Companies world-wide are diverting capital spending from information-technology hardware to cloud services, artificial intelligence and other tools that hold the promise of cutting costs and boosting revenue, according to research group International Data Corp.
Overall corporate spending on enterprise technology is expected to decline this year, as companies slash IT budgets to cope with a downturn in business sparked by the coronavirus pandemic, the research group said in a report Wednesday.
The group’s IT spending index dropped to 987 in April, down from 1,005 in March. The index is based on a global survey of enterprise IT buyers and a composite of market and economic indicators. A score above 1,000 indicates that IT spending is expected to increase, while a score below 1,000 points toward a likely decline.
IDC said most companies said they planned to cut spending on PCs, mobile devices, storage infrastructure and IT services. Many reported an uptick in spending on laptops to support a surge in employees working from home. More than 100 global companies responded to the survey, the group said.
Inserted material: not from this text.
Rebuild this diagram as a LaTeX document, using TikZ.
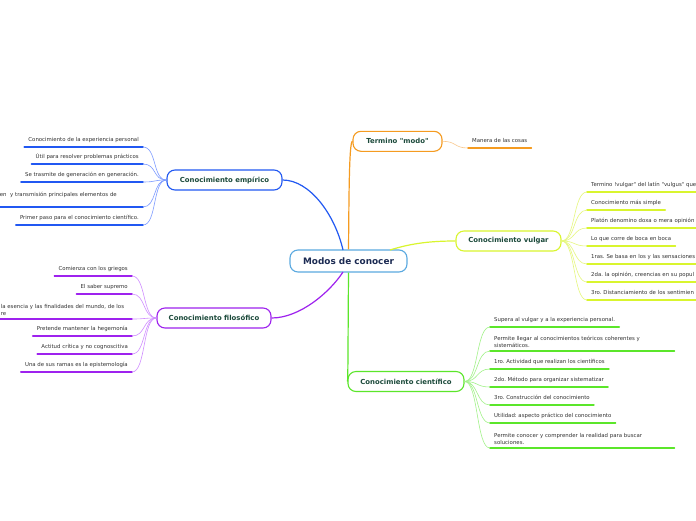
\documentclass[tikz,border=0pt]{standalone}
\usepackage{fontspec}
\setmainfont{DejaVu Sans}[Ligatures=TeXOff]
\frenchspacing
\definecolor{cBlue}{HTML}{2158F2}
\definecolor{cBlueL}{HTML}{7D9BFF}
\definecolor{cPur}{HTML}{9E22EE}
\definecolor{cPurL}{HTML}{D08EFF}
\definecolor{cYel}{HTML}{D9F52E}
\definecolor{cYelL}{HTML}{E6F77E}
\definecolor{cGrn}{HTML}{5BE62A}
\definecolor{cGrnL}{HTML}{A3F28A}
\definecolor{cOra}{HTML}{F59B20}
\definecolor{cOraL}{HTML}{F9C98F}
\definecolor{cCen}{HTML}{5BA9E0}
\definecolor{tMain}{HTML}{1C4A3B}
\definecolor{tCen}{HTML}{1B2A52}
\definecolor{tLeaf}{HTML}{333333}
\tikzset{
  mainbox/.style={draw, rounded corners=8pt, fill=white, line width=1.1pt,
    minimum height=20pt, inner sep=0pt,
    font=\fontsize{6.9}{8}\selectfont\bfseries, text=tMain},
  leaf/.style={font=\fontsize{5.4}{7}\selectfont, text=tLeaf, inner xsep=4pt,
    inner ysep=3.5pt, align=left, text depth=1.4pt},
  multi/.style={text depth=},
  clipr/.style={text width=112pt},
  ul/.style={line width=1.6pt, line cap=round},
  fan/.style={line width=0.6pt},
  trunk/.style={line width=1.2pt}
}
\begin{document}
\begin{tikzpicture}[x=1pt,y=-1pt]
\useasboundingbox (0,0) rectangle (696,520);
\fill[white] (0,0) rectangle (696,520);
\clip (0,0) rectangle (696,520);

% central node
\node[draw=cCen, fill=white, rounded corners=8pt, line width=1.1pt,
      minimum width=117pt, minimum height=22pt, inner sep=0pt,
      font=\fontsize{8.9}{10}\selectfont\bfseries, text=tCen] (cen) at (348.5,261) {Modos de conocer};

% main nodes
\node[mainbox, draw=cOra, minimum width=89pt] (term) at (397.5,141.3) {Termino "modo"};
\node[mainbox, draw=cBlue, minimum width=115pt] (emp) at (224.5,180) {Conocimiento empírico};
\node[mainbox, draw=cYel, minimum width=105pt] (vul) at (508.5,241) {Conocimiento vulgar};
\node[mainbox, draw=cPur, minimum width=114pt] (fil) at (214,318) {Conocimiento filosófico};
\node[mainbox, draw=cGrn, minimum width=116pt] (sci) at (406,381.5) {Conocimiento científico};

% trunk connectors
\draw[trunk, cOra] (cen.north) .. controls (349,200) and (349,141.3) .. (term.west);
\draw[trunk, cBlue] (emp.east) .. controls (310,180) and (335,215) .. (343,250);
\coordinate (cenNE) at (390,250);
\draw[trunk, cYel] (cenNE) .. controls (412,243) and (432,241) .. (vul.west);
\coordinate (cenSW) at (343,272);
\draw[trunk, cPur] (cenSW) .. controls (330,292) and (300,318) .. (fil.east);
\draw[trunk, cGrn] (cen.south) .. controls (348,340) and (348,381.5) .. (sci.west);

% Termino leaf
\node[leaf, anchor=south west] (t1) at (468,148) {Manera de las cosas};
\draw[ul, draw=cOra] (t1.south west) -- (t1.south east);
\draw[fan, cOraL] (term.east) .. controls +(14,0) and +(-14,0) .. (t1.south west);

% empirico leaves
\node[leaf, anchor=south east] (e1) at (143,147) {Conocimiento de la experiencia personal};
\node[leaf, anchor=south east] (e2) at (143,164) {Útil para resolver problemas prácticos};
\node[leaf, anchor=south east] (e3) at (143,182) {Se trasmite de generación en generación.};
\node[leaf, multi, anchor=south east, text width=139pt] (e4) at (143,207) {en\ \ y transmisión principales elementos de\\\mbox{}};
\node[leaf, anchor=south east] (e5) at (143,225) {Primer paso para el conocimiento científico.};
\foreach \n in {e1,e2,e3,e4,e5}{
  \draw[ul, cBlue] (\n.south west) -- (\n.south east);
  \draw[fan, cBlueL] (emp.west) .. controls +(-14,0) and +(14,0) .. (\n.south east);
}

% filosofico leaves
\node[leaf, anchor=south east] (f1) at (132,276) {Comienza con los griegos};
\node[leaf, anchor=south east] (f2) at (132,294) {El saber supremo};
\node[leaf, multi, anchor=south east, text width=127pt] (f3) at (132,319) {la esencia y las finalidades del mundo, de los\\re};
\node[leaf, anchor=south east] (f4) at (132,336) {Pretende mantener la hegemonía};
\node[leaf, anchor=south east] (f5) at (132,354) {Actitud crítica y no cognoscitiva};
\node[leaf, anchor=south east] (f6) at (132,372) {Una de sus ramas es la epistemología};
\foreach \n in {f1,f2,f3,f4,f5,f6}{
  \draw[ul, cPur] (\n.south west) -- (\n.south east);
  \draw[fan, cPurL] (fil.west) .. controls +(-14,0) and +(14,0) .. (\n.south east);
}

% vulgar leaves
\node[leaf, clipr, anchor=south west] (v1) at (587,192) {Termino !vulgar" del latín "vulgus" que};
\node[leaf, anchor=south west] (v2) at (587,210) {Conocimiento más simple};
\node[leaf, clipr, anchor=south west] (v3) at (587,228) {Platón denomino doxa o mera opinión};
\node[leaf, anchor=south west] (v4) at (587,246) {Lo que corre de boca en boca};
\node[leaf, clipr, anchor=south west] (v5) at (587,264) {1ras. Se basa en los y las sensaciones};
\node[leaf, clipr, anchor=south west] (v6) at (587,282) {2da. la opinión, creencias en su popul};
\node[leaf, clipr, anchor=south west] (v7) at (587,300) {3ro. Distanciamiento de los sentimien};
\foreach \n in {v1,v2,v3,v4,v5,v6,v7}{
  \draw[ul, cYel] (\n.south west) -- (\n.south east);
  \draw[fan, cYelL] (vul.east) .. controls +(14,0) and +(-14,0) .. (\n.south west);
}

% cientifico leaves
\node[leaf, anchor=south west] (s1) at (490,327) {Supera al vulgar y a la experiencia personal.};
\node[leaf, multi, anchor=south west, text width=176pt] (s2) at (490,351) {Permite llegar al conocimientos teóricos coherentes y\\sistemáticos.};
\node[leaf, anchor=south west] (s3) at (490,369) {1ro. Actividad que realizan los científicos};
\node[leaf, anchor=south west] (s4) at (490,387) {2do. Método para organizar sistematizar};
\node[leaf, anchor=south west] (s5) at (490,405) {3ro. Construcción del conocimiento};
\node[leaf, anchor=south west] (s6) at (490,423) {Utilidad: aspecto práctico del conocimiento};
\node[leaf, multi, anchor=south west, text width=176pt] (s7) at (490,448) {Permite conocer y comprender la realidad para buscar\\soluciones.};
\foreach \n in {s1,s2,s3,s4,s5,s6,s7}{
  \draw[ul, cGrn] (\n.south west) -- (\n.south east);
  \draw[fan, cGrnL] (sci.east) .. controls +(14,0) and +(-14,0) .. (\n.south west);
}
\end{tikzpicture}
\end{document}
“As a result of Covid-19 there’s a premium on agility, and the cloud and associated services can give enterprises a high degree of agility,” said Crawford Del Prete, IDC’s chief executive officer and its former chief researcher.
Cloud-service providers sell computer capacity on an as-needed basis, enabling companies to shift IT systems and software out of costly in-house data centers and servers.
“Cloud is a subscription model that replaces physical and logical compute and application infrastructure, so by definition it tends to be more resilient to market downturns,” Mr. Del Prete said.
At the same time, he added, artificial intelligence and other advanced software tools allow companies to analyze data, automate processes and eke out greater efficiencies: “Once you can measure it, you can more effectively manage it and potentially monetize new data sets,” he said.
The impact of the pandemic caught many businesses off guard. Some companies were still planning to boost IT spending just two weeks ago, the report said.
IDC on March 11 said the outlook for annual growth in global IT spending could drop to 1%, or roughly $2.3 trillion, down from a February forecast of more than 4%, citing a higher level of downside risk.
an IT research and advisory firm, had forecast a 3.7% increase in IT spending at the start of the year. It now expects spending to be much softer, said John-David Lovelock, the firm’s chief forecaster for technology and service providers.
On Monday, Gartner said first-quarter global PC shipments dropped 12.3% from the same period last year, to 51.6 million, the sharpest decline since 2013. While U.S. shipments ticked up from the year-earlier period, they fell more than 30% from the fourth quarter of 2019.
Spending cuts are also hitting hiring plans. U.S. employers cut 19,000 information-technology jobs in March, even as a growing number of businesses are relying more heavily on tech support for remote-work, e-commerce and business-continuity tools, IT trade group CompTIA reported last week.